Scott Pearl - Analyst
Sure no, problem.
Theodore Craver, Jr.: Just in the interest of time.
Scott Pearl - Analyst
Okay.
Theodore Craver, Jr.: Thank you.
John Bryson - Chairman, President and CEO
Stephanie, I think we'll probably take one more question and then we're going to be past our time.
Operator
Okay. Our last question comes from Patrick Collins of [Missoulo].
Patrick Collins - Analyst
Thanks. You indicated that your first hydro-entity had 1.70. Based on my calculation that's an EBITDA of 63 million sterling. Did first hydro pay dividends.

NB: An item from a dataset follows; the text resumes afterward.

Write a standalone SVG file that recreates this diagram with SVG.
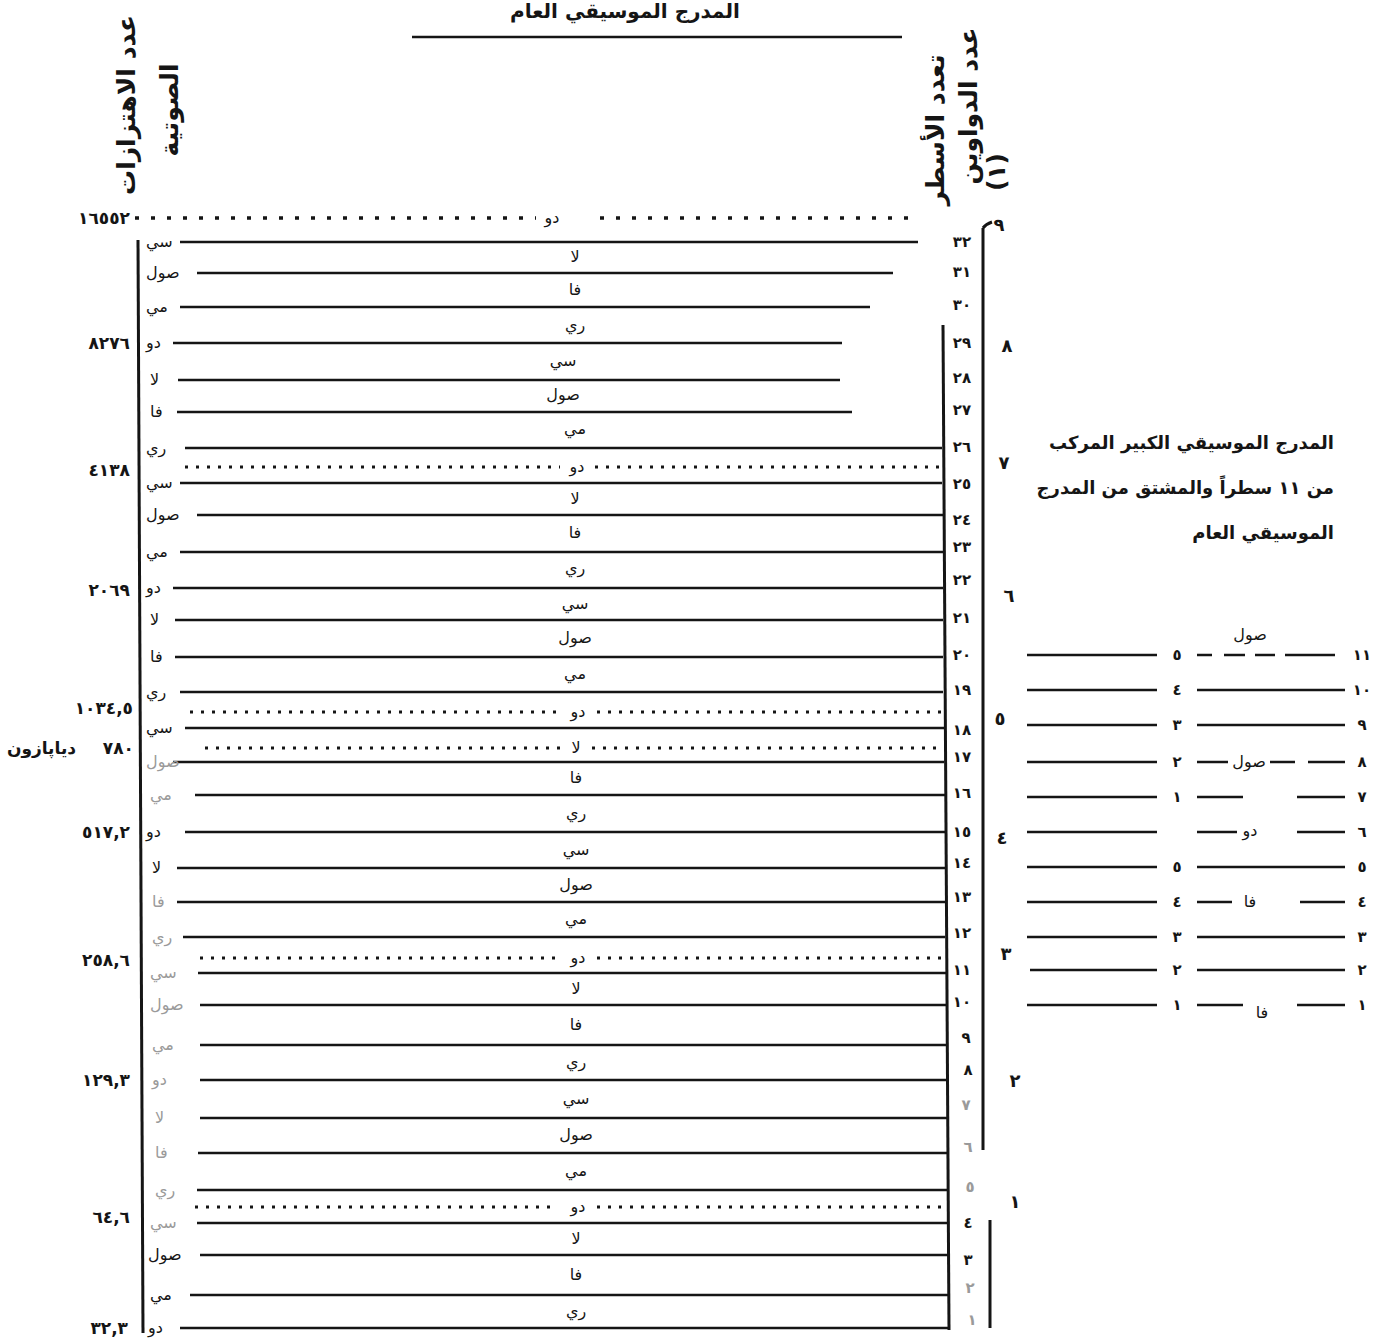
<svg xmlns="http://www.w3.org/2000/svg" width="1386" height="1342" viewBox="0 0 1386 1342">
<style>
.ln{stroke:#151515;stroke-width:2.3;fill:none}
.dt{stroke:#151515;stroke-width:3.2;stroke-dasharray:3 8;fill:none}
.dt2{stroke:#151515;stroke-width:3.4;stroke-dasharray:4 12;fill:none}
.vl{stroke:#151515;stroke-width:3;fill:none}
text{font-family:"DejaVu Sans",sans-serif;fill:#151515}
.lb{font-size:16px}
.cl{font-size:16px;text-anchor:middle}
.nr{font-size:15px;font-weight:bold;text-anchor:middle}
.fr{font-size:17px;font-weight:bold;text-anchor:end}
.oc{font-size:18px;font-weight:bold;text-anchor:middle}
.hd{font-size:25px;font-weight:bold;text-anchor:middle}
.tt{font-size:20px;font-weight:bold;text-anchor:middle}
.lg{font-size:18px;font-weight:bold;text-anchor:end}
.ln2{font-size:15px;font-weight:bold;text-anchor:middle}
.fd{fill:#9a9a9a}
</style>
<rect width="1386" height="1342" fill="#ffffff"/>

<g id="title">
<text x="625" y="18" class="tt">المدرج الموسيقي العام</text>
<line x1="412" y1="37" x2="902" y2="37" class="ln"/>
</g>

<g id="headers">
<text class="hd" transform="translate(135,105) rotate(-90)">عدد الاهتزازات</text>
<text class="hd" transform="translate(178,110) rotate(-90)">الصوتية</text>
<text class="hd" transform="translate(944,130) rotate(-90)">تعدد الأسطر</text>
<text class="hd" transform="translate(977,106) rotate(-90)">عدد الدواوين</text>
<text class="hd" transform="translate(1005,172) rotate(-90)">(١)</text>
</g>

<g id="staff-lines">
<line x1="180" y1="242" x2="918" y2="242" class="ln"/>
<line x1="197" y1="273" x2="893" y2="273" class="ln"/>
<line x1="180" y1="307" x2="870" y2="307" class="ln"/>
<line x1="173" y1="343" x2="842" y2="343" class="ln"/>
<line x1="178" y1="380" x2="840" y2="380" class="ln"/>
<line x1="177" y1="412" x2="852" y2="412" class="ln"/>
<line x1="185" y1="448" x2="942" y2="448" class="ln"/>
<line x1="180" y1="483" x2="942" y2="483" class="ln"/>
<line x1="197" y1="515" x2="943" y2="515" class="ln"/>
<line x1="180" y1="552" x2="943" y2="552" class="ln"/>
<line x1="173" y1="588" x2="943" y2="588" class="ln"/>
<line x1="175" y1="620" x2="943" y2="620" class="ln"/>
<line x1="175" y1="657" x2="943" y2="657" class="ln"/>
<line x1="180" y1="692" x2="943" y2="692" class="ln"/>
<line x1="185" y1="728" x2="944" y2="728" class="ln"/>
<line x1="173" y1="762" x2="944" y2="762" class="ln"/>
<line x1="195" y1="795" x2="945" y2="795" class="ln"/>
<line x1="185" y1="832" x2="945" y2="832" class="ln"/>
<line x1="177" y1="868" x2="945" y2="868" class="ln"/>
<line x1="177" y1="902" x2="945" y2="902" class="ln"/>
<line x1="183" y1="937" x2="945" y2="937" class="ln"/>
<line x1="198" y1="973" x2="946" y2="973" class="ln"/>
<line x1="200" y1="1005" x2="946" y2="1005" class="ln"/>
<line x1="200" y1="1045" x2="946" y2="1045" class="ln"/>
<line x1="200" y1="1080" x2="946" y2="1080" class="ln"/>
<line x1="200" y1="1118" x2="947" y2="1118" class="ln"/>
<line x1="198" y1="1153" x2="947" y2="1153" class="ln"/>
<line x1="197" y1="1190" x2="947" y2="1190" class="ln"/>
<line x1="197" y1="1223" x2="948" y2="1223" class="ln"/>
<line x1="200" y1="1255" x2="948" y2="1255" class="ln"/>
<line x1="190" y1="1295" x2="948" y2="1295" class="ln"/>
<line x1="180" y1="1328" x2="948" y2="1328" class="ln"/>
</g>

<g id="dotted-lines">
<path d="M135 218H536M600 218H918" class="dt2"/>
<path d="M185 467H560M595 467H940" class="dt"/>
<path d="M190 712H560M597 712H945" class="dt"/>
<path d="M205 748H560M592 748H945" class="dt"/>
<path d="M200 958H558M597 958H945" class="dt"/>
<path d="M195 1207H558M597 1207H945" class="dt"/>
</g>

<g id="verticals">
<line x1="138" y1="240" x2="143" y2="1333" class="vl"/>
<line x1="943" y1="325" x2="949" y2="1330" class="vl"/>
<path d="M983 228Q986 224 992 222M983 228V1150" class="vl"/>
<line x1="990" y1="1220" x2="990" y2="1328" class="vl"/>
</g>

<g id="frequency-values">
<text x="130" y="224" class="fr">١٦٥٥٢</text>
<text x="130" y="349" class="fr">٨٢٧٦</text>
<text x="130" y="476" class="fr">٤١٣٨</text>
<text x="130" y="596" class="fr">٢٠٦٩</text>
<text x="133" y="714" class="fr">١٠٣٤,٥</text>
<text x="134" y="754" class="fr">٧٨٠</text>
<text x="76" y="754" class="fr">دياپازون</text>
<text x="130" y="838" class="fr">٥١٧,٢</text>
<text x="130" y="966" class="fr">٢٥٨,٦</text>
<text x="130" y="1086" class="fr">١٢٩,٣</text>
<text x="130" y="1223" class="fr">٦٤,٦</text>
<text x="128" y="1334" class="fr">٣٢,٣</text>
</g>

<g id="line-notes">
<text x="146" y="247" class="lb">سي</text>
<text x="146" y="278" class="lb">صول</text>
<text x="146" y="312" class="lb">مي</text>
<text x="146" y="348" class="lb">دو</text>
<text x="150" y="385" class="lb">لا</text>
<text x="150" y="417" class="lb">فا</text>
<text x="146" y="453" class="lb">ري</text>
<text x="146" y="488" class="lb">سي</text>
<text x="146" y="520" class="lb">صول</text>
<text x="146" y="557" class="lb">مي</text>
<text x="146" y="593" class="lb">دو</text>
<text x="150" y="625" class="lb">لا</text>
<text x="150" y="662" class="lb">فا</text>
<text x="146" y="697" class="lb">ري</text>
<text x="146" y="733" class="lb">سي</text>
<text x="146" y="767" class="lb fd">صول</text>
<text x="150" y="800" class="lb fd">مي</text>
<text x="146" y="837" class="lb">دو</text>
<text x="152" y="873" class="lb">لا</text>
<text x="152" y="907" class="lb fd">فا</text>
<text x="152" y="942" class="lb fd">ري</text>
<text x="150" y="978" class="lb fd">سي</text>
<text x="150" y="1010" class="lb fd">صول</text>
<text x="152" y="1050" class="lb fd">مي</text>
<text x="152" y="1085" class="lb fd">دو</text>
<text x="155" y="1123" class="lb fd">لا</text>
<text x="155" y="1158" class="lb fd">فا</text>
<text x="155" y="1195" class="lb fd">ري</text>
<text x="150" y="1228" class="lb fd">سي</text>
<text x="148" y="1260" class="lb">صول</text>
<text x="150" y="1300" class="lb">مي</text>
<text x="148" y="1333" class="lb">دو</text>
</g>

<g id="space-notes">
<text x="552" y="223" class="cl">دو</text>
<text x="575" y="262" class="cl">لا</text>
<text x="575" y="295" class="cl">فا</text>
<text x="575" y="330" class="cl">ري</text>
<text x="563" y="366" class="cl">سي</text>
<text x="563" y="400" class="cl">صول</text>
<text x="575" y="434" class="cl">مي</text>
<text x="577" y="472" class="cl">دو</text>
<text x="575" y="504" class="cl">لا</text>
<text x="575" y="538" class="cl">فا</text>
<text x="575" y="573" class="cl">ري</text>
<text x="575" y="609" class="cl">سي</text>
<text x="575" y="643" class="cl">صول</text>
<text x="575" y="679" class="cl">مي</text>
<text x="578" y="717" class="cl">دو</text>
<text x="576" y="753" class="cl">لا</text>
<text x="576" y="783" class="cl">فا</text>
<text x="576" y="818" class="cl">ري</text>
<text x="576" y="855" class="cl">سي</text>
<text x="576" y="890" class="cl">صول</text>
<text x="576" y="924" class="cl">مي</text>
<text x="578" y="963" class="cl">دو</text>
<text x="576" y="994" class="cl">لا</text>
<text x="576" y="1030" class="cl">فا</text>
<text x="576" y="1067" class="cl">ري</text>
<text x="576" y="1104" class="cl">سي</text>
<text x="576" y="1140" class="cl">صول</text>
<text x="576" y="1176" class="cl">مي</text>
<text x="578" y="1212" class="cl">دو</text>
<text x="576" y="1244" class="cl">لا</text>
<text x="576" y="1280" class="cl">فا</text>
<text x="576" y="1316" class="cl">ري</text>
</g>

<g id="line-numbers">
<text x="962" y="247" class="nr">٣٢</text>
<text x="962" y="277" class="nr">٣١</text>
<text x="962" y="310" class="nr">٣٠</text>
<text x="962" y="348" class="nr">٢٩</text>
<text x="962" y="383" class="nr">٢٨</text>
<text x="962" y="415" class="nr">٢٧</text>
<text x="962" y="452" class="nr">٢٦</text>
<text x="962" y="489" class="nr">٢٥</text>
<text x="962" y="525" class="nr">٢٤</text>
<text x="962" y="552" class="nr">٢٣</text>
<text x="962" y="585" class="nr">٢٢</text>
<text x="962" y="623" class="nr">٢١</text>
<text x="962" y="660" class="nr">٢٠</text>
<text x="962" y="695" class="nr">١٩</text>
<text x="962" y="735" class="nr">١٨</text>
<text x="962" y="762" class="nr">١٧</text>
<text x="962" y="798" class="nr">١٦</text>
<text x="962" y="837" class="nr">١٥</text>
<text x="962" y="868" class="nr">١٤</text>
<text x="962" y="902" class="nr">١٣</text>
<text x="962" y="938" class="nr">١٢</text>
<text x="962" y="975" class="nr">١١</text>
<text x="962" y="1007" class="nr">١٠</text>
<text x="966" y="1043" class="nr">٩</text>
<text x="968" y="1075" class="nr">٨</text>
<text x="966" y="1110" class="nr fd">٧</text>
<text x="968" y="1152" class="nr fd">٦</text>
<text x="970" y="1192" class="nr fd">٥</text>
<text x="968" y="1228" class="nr">٤</text>
<text x="968" y="1265" class="nr">٣</text>
<text x="970" y="1293" class="nr fd">٢</text>
<text x="972" y="1325" class="nr fd">١</text>
</g>

<g id="octave-numbers">
<text x="999" y="231" class="oc">٩</text>
<text x="1007" y="352" class="oc">٨</text>
<text x="1004" y="469" class="oc">٧</text>
<text x="1009" y="602" class="oc">٦</text>
<text x="1000" y="725" class="oc">٥</text>
<text x="1002" y="844" class="oc">٤</text>
<text x="1006" y="960" class="oc">٣</text>
<text x="1015" y="1087" class="oc">٢</text>
<text x="1015" y="1208" class="oc">١</text>
</g>

<g id="legend-title">
<text x="1334" y="449" class="lg">المدرج الموسيقي الكبير المركب</text>
<text x="1334" y="494" class="lg">من ١١ سطراً والمشتق من المدرج</text>
<text x="1334" y="539" class="lg">الموسيقي العام</text>
</g>

<g id="legend-staff">
<path d="M1027 655H1157M1197 655H1212M1224 655H1245M1255 655H1275M1285 655H1335" class="ln"/>
<path d="M1027 690H1157M1197 690H1345" class="ln"/>
<path d="M1027 725H1157M1197 725H1345" class="ln"/>
<path d="M1027 762H1157M1197 762H1228M1270 762H1295M1308 762H1345" class="ln"/>
<path d="M1027 797H1157M1197 797H1243M1297 797H1345" class="ln"/>
<path d="M1027 832H1157M1197 832H1237M1297 832H1345" class="ln"/>
<path d="M1027 867H1157M1197 867H1345" class="ln"/>
<path d="M1027 902H1157M1197 902H1232M1300 902H1345" class="ln"/>
<path d="M1027 937H1157M1197 937H1345" class="ln"/>
<path d="M1030 970H1157M1197 970H1345" class="ln"/>
<path d="M1027 1005H1157M1197 1005H1243M1297 1005H1345" class="ln"/>
<text x="1250" y="640" class="lb" text-anchor="middle">صول</text>
<text x="1249" y="767" class="lb" text-anchor="middle">صول</text>
<text x="1250" y="836" class="lb" text-anchor="middle">دو</text>
<text x="1250" y="907" class="lb" text-anchor="middle">فا</text>
<text x="1262" y="1018" class="lb" text-anchor="middle">فا</text>
<text x="1177" y="660" class="ln2">٥</text>
<text x="1177" y="695" class="ln2">٤</text>
<text x="1177" y="730" class="ln2">٣</text>
<text x="1177" y="767" class="ln2">٢</text>
<text x="1177" y="802" class="ln2">١</text>
<text x="1177" y="872" class="ln2">٥</text>
<text x="1177" y="907" class="ln2">٤</text>
<text x="1177" y="942" class="ln2">٣</text>
<text x="1177" y="975" class="ln2">٢</text>
<text x="1177" y="1010" class="ln2">١</text>
<text x="1362" y="660" class="ln2">١١</text>
<text x="1362" y="695" class="ln2">١٠</text>
<text x="1362" y="730" class="ln2">٩</text>
<text x="1362" y="767" class="ln2">٨</text>
<text x="1362" y="802" class="ln2">٧</text>
<text x="1362" y="837" class="ln2">٦</text>
<text x="1362" y="872" class="ln2">٥</text>
<text x="1362" y="907" class="ln2">٤</text>
<text x="1362" y="942" class="ln2">٣</text>
<text x="1362" y="975" class="ln2">٢</text>
<text x="1362" y="1010" class="ln2">١</text>
</g>
</svg>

Theodore Craver, Jr.: First of all, the 1.7, as I qualified, that's unaudited.
Patrick Collins - Analyst
Right.
Theodore Craver, Jr.: In terms to answer your question, hang on one second.
Patrick Collins - Analyst
If so, how much of a dividend was paid.
Unknown Speaker
Go ahead.
Theodore Craver, Jr.: There was no dividend end paid in 2002.
Patrick Collins - Analyst
Are you expecting to pay a dividend from that entity?
Theodore Craver, Jr.: Patrick, we do show a modest dividend first hydro.
Patrick Collins - Analyst
Of how much, I'm sorry?
Theodore Craver, Jr.: I don't have those numbers, but it was in the 20 million to 30 million dollar range.
Patrick Collins - Analyst
$20 million to $30 million range? Is that what you said?
Theodore Craver, Jr.: Yes.
Patrick Collins - Analyst
And when would that be payable?
Theodore Craver, Jr.: The number, the coverage ratio of the audit should be completed sometime probably in March, and the after that is completed, and we obviously look at our liquidity throughout the year and we'll at that point make distributions at either probably later in the spring or potentially additional ones later in the year. Just to confirm it was 25 the number we projected last fall.
Patrick Collins - Analyst
Okay. Thank you very much.
John Bryson - Chairman, President and CEO
I'm sorry, we're just going to -- it's actually 47 for first hydro. The 25 was the other number. Okay. With that, I think we'd like to thank you for your participation. And if you have additional follow-up questions, please direct those to Jo Goddard and her staff at investor relations, and we'll be able to answer those questions for you. Thank you.